Rodó traz um preceito moral de Cícero, aonde este alega fazer parte dos deveres humanos que cada um de nós cuide e conserve zelosamente a originalidade de seu caráter pessoal, e propõe que este seja aplicado coletivamente ao caráter das sociedades humanas, aonde, nós, latino-americanos, mesmo que possivelmente sem o contorno nítido da nossa “personalidade” nos agarremos a herança de raça, a tradição étnica para que possamos manter um vínculo sagrado com o passado.
É desse sentimento de fidelidade ao passado pré-capitalista que surge a visão de mundo romântico-revolucionária de Mariátegui. É principalmente devido suas análises e preposições sobre o Peru que o autor foi tratado, por seus críticos ideológicos, como um pensador “romântico”. Isso porque ele, ao contrário dos ideólogos da Internacional Comunista, não acreditava numa “etapa democrático-nacional e antifeudal” da revolução na América Latina: para ele, a revolução socialista era a única alternativa a dominação do imperialismo e do latifúndio, e esta, teria como ponto de partida as tradições comunitárias do campesinato indígena
Contra o tradicionalismo conservador da oligarquia, o romantismo retrógrado das elites e a nostalgia do período colonial, Mariátegui apela à tradição mais antiga da américa latina: a das civilizações indígenas pré-colombianas.

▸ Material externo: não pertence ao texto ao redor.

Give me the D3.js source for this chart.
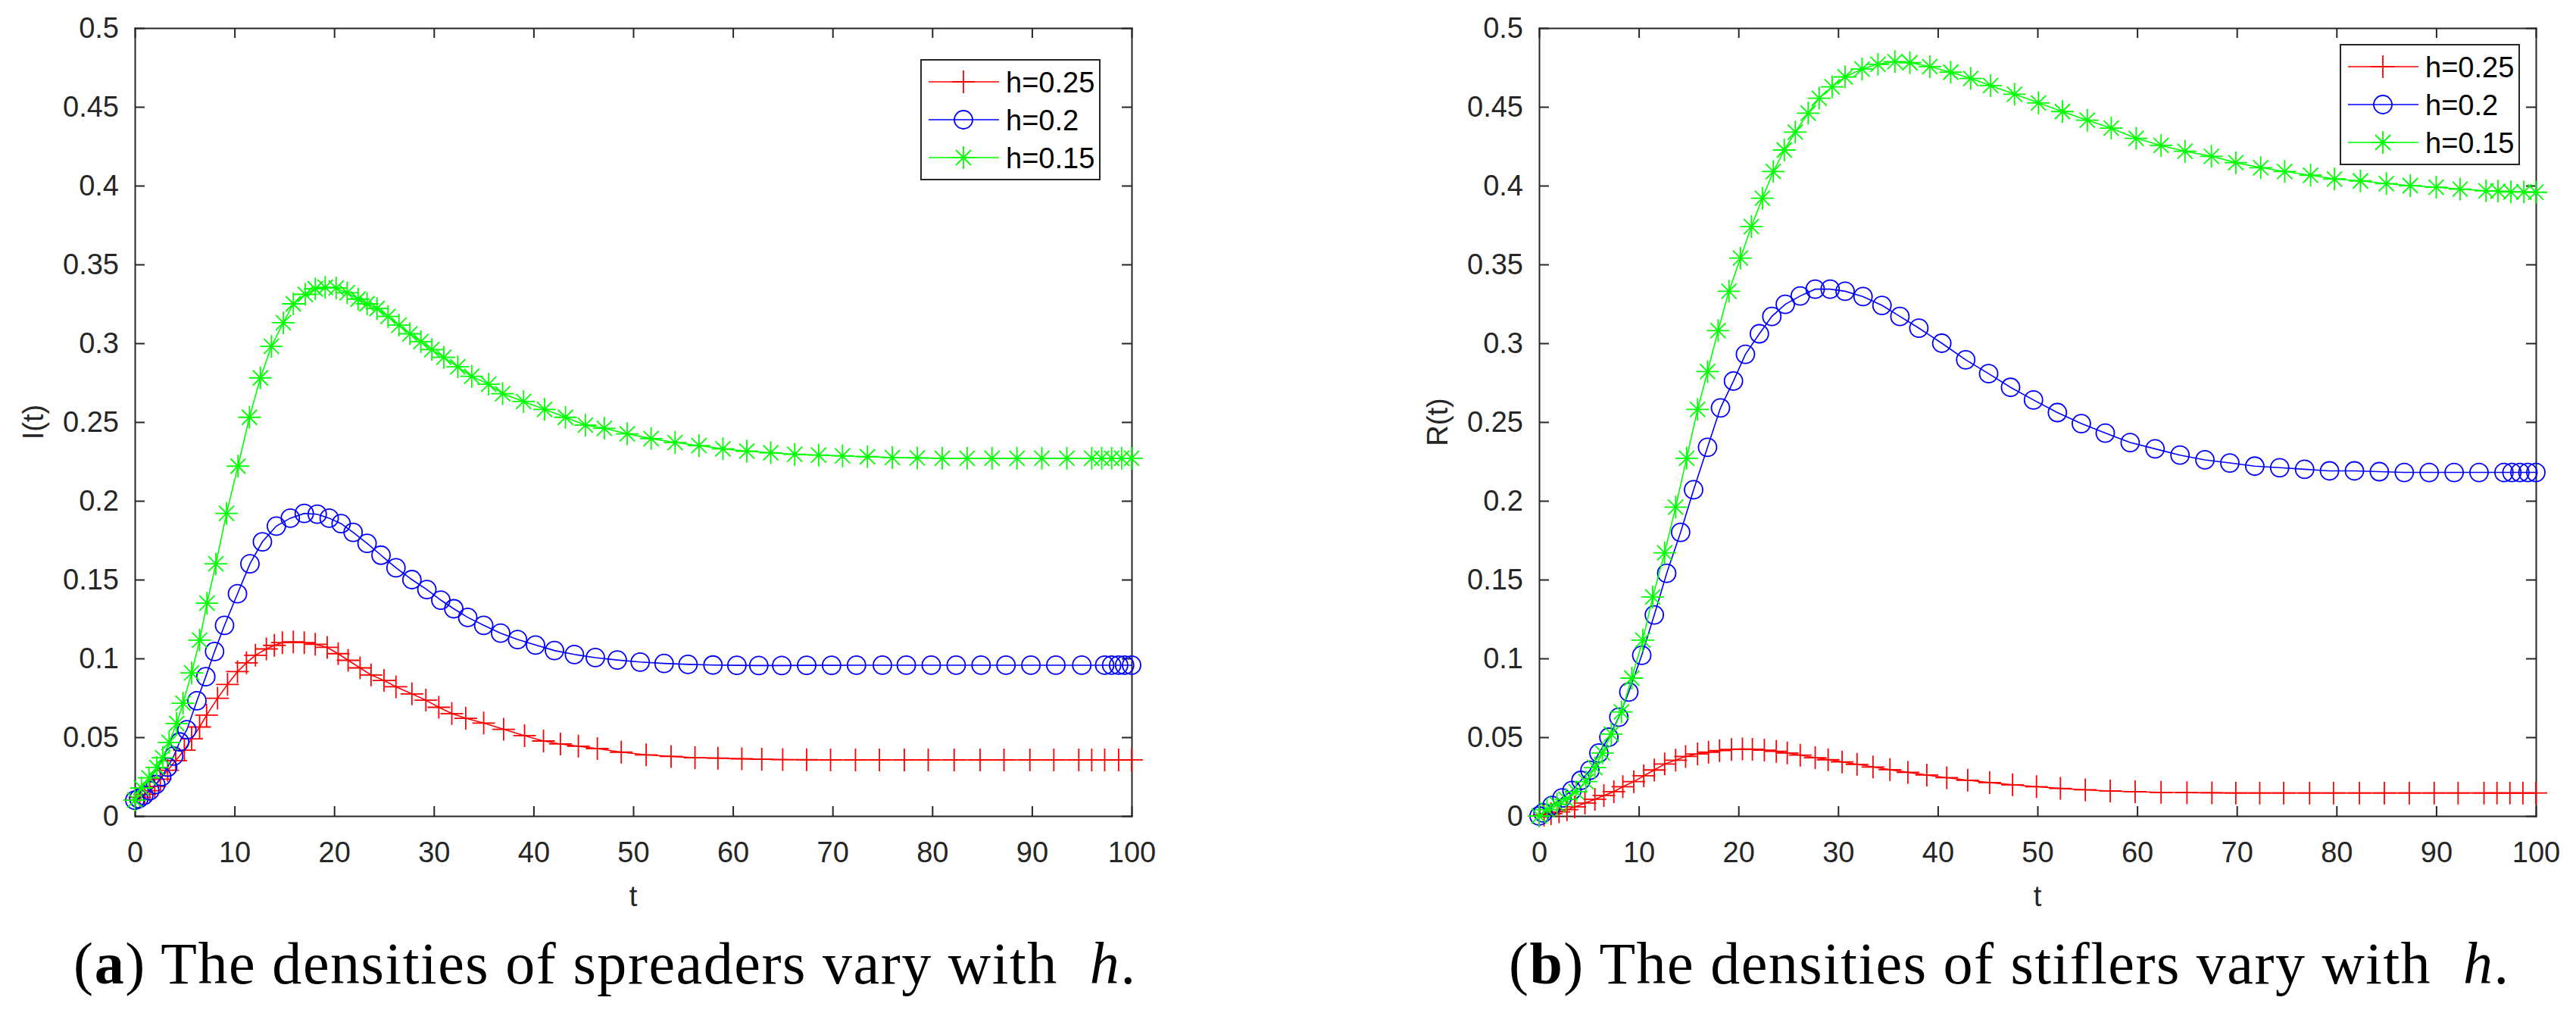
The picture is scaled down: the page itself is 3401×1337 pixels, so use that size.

Chamou esta tradição de “comunismo inca” aonde sustenta que a conquista colonial destruiu e desorganizou a economia agrária Inca, sem substituí-la por uma forma superior. Com isso, o autor não pretende a reconstrução ou ressurreição do socialismo inca, mas sim os hábitos de cooperação e socialismo dos camponeses indígenas. O socialismo moderno, em particular nos países de estrutura agrária, deve se enraizar nas tradições próprias do país em questão, na memória coletiva camponesa e popular, nas sobrevivências sociais e culturais da vida comunitária pré-capitalista, nas práticas de ajuda mútua, solidariedade e propriedade coletiva.
Mariategui acredita que o passado pré-capitalista da américa latina é eficaz contra a mentalidade capitalista que a rege e subjuga, porque acredita que na especificidade do seu socialismo, enraizado em seu próprio passado comunista, alegando que este está na tradição americana, uma vez que a mais avançada organização comunista primitiva que a história registra é a inca. Em suma, o que o autor propõe e deseja é um socialismo resultante da criação heroica, nascido da própria realidade e linguagem da américa latina.